Bedeutung. Ein Jahr lang hat sie am 2. Thessalonicherbrief gearbeitet. Konkret geht man so vor, erläutert sie: Man nimmt Begriff um Begriff aus der Bibel und sucht über Computer in Datenbanken, wo diese Worte in der antiken Alltagswelt verwendet wurden, was sie dort bedeuteten und ob sie helfen den Bibeltext besser zu verstehen. Oft ergibt sich gar nichts, sagt Kreinecker nüchtern, aber dann stößt man auf Zusammenhänge, die einer Bibelstelle eine besondere Kontur geben. So bedeutet das griechische Wort „pseudos“ im 2. Thessalonicherbrief nicht einfach nur Lüge, sondern es schwingt die Bedeutung Meineid mit, der Konsequenzen vor Gericht hat. Das bringt eine ganz andere Bedeutung, als wenn man Lüge als ein wenig Flunkern versteht.
Neuer Blick. Die papyrologischen Kommentare verstehen sich als Ergänzung zu den bestehenden Bibelkommentaren und sind ein weltweit einzigartiges Projekt. Herausgegeben werden sie von dem Salzburger Theologen Peter Arzt-Grabner mit Partnern in Athen und Bologna.
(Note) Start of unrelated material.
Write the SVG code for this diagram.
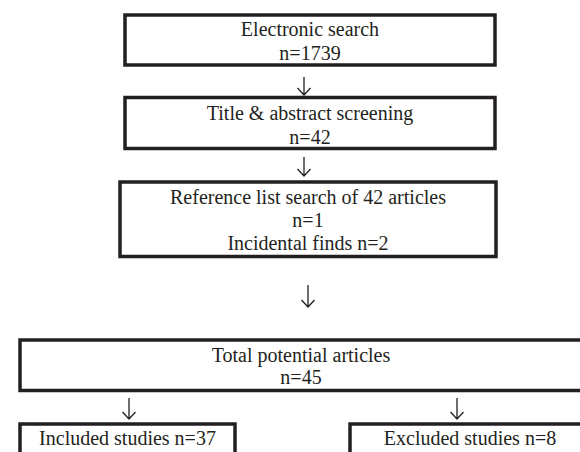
<svg xmlns="http://www.w3.org/2000/svg" width="580" height="452" viewBox="0 0 580 452">
<style>
.box{fill:#ffffff;stroke:#231f20;stroke-width:3.5}
.t{font-family:"Liberation Serif","Times New Roman",serif;font-size:20px;fill:#231f20;text-anchor:middle}
.arr{fill:none;stroke:#231f20;stroke-width:1.3}
</style>
<rect width="580" height="452" fill="#ffffff"/>
<g id="connectors">
<path class="arr" d="M304,77 V95 M297.5,88 L304,95 L310.5,88"/>
<path class="arr" d="M304,157 V176 M297.5,169 L304,176 L310.5,169"/>
<path class="arr" d="M308,285 V307 M301.5,300 L308,307 L314.5,300"/>
<path class="arr" d="M129,398 V419 M122.5,412 L129,419 L135.5,412"/>
<path class="arr" d="M457,398 V419 M450.5,412 L457,419 L463.5,412"/>
</g>
<g id="electronic">
<rect class="box" x="125" y="15" width="370" height="50"/>
<text class="t" x="310" y="36">Electronic search</text>
<text class="t" x="310" y="60">n=1739</text>
</g>
<g id="screening">
<rect class="box" x="125" y="97.5" width="370" height="51"/>
<text class="t" x="310" y="120">Title &amp; abstract screening</text>
<text class="t" x="310" y="144">n=42</text>
</g>
<g id="reference">
<rect class="box" x="120" y="182" width="376" height="74.5"/>
<text class="t" x="308" y="204">Reference list search of 42 articles</text>
<text class="t" x="308" y="227">n=1</text>
<text class="t" x="308" y="250">Incidental finds n=2</text>
</g>
<g id="total">
<rect class="box" x="20" y="340" width="562" height="50.5"/>
<text class="t" x="301" y="362">Total potential articles</text>
<text class="t" x="301" y="384">n=45</text>
</g>
<g id="included">
<rect class="box" x="20" y="424" width="215" height="60"/>
<text class="t" x="127.5" y="445">Included studies n=37</text>
</g>
<g id="excluded">
<rect class="box" x="350" y="424" width="240" height="60"/>
<text class="t" x="470" y="445">Excluded studies n=8</text>
</g>
</svg>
Mehrere biblische Bücher wurden auf diese Weise schon kommentiert. Die kommenden Jahre wird sich Kreinecker mit den Passionsberichten beschäftigen und weiterhin wenig Zeit für ihre Hobbys wie Musik und Lesen haben – es sei denn, es erscheint entgegen den Verlagsauskünften doch ein neuer Harry Potter. Dann wird die 28-jährige Theologin Zeit für die Lektüre finden. Da ist sie sich gewiss.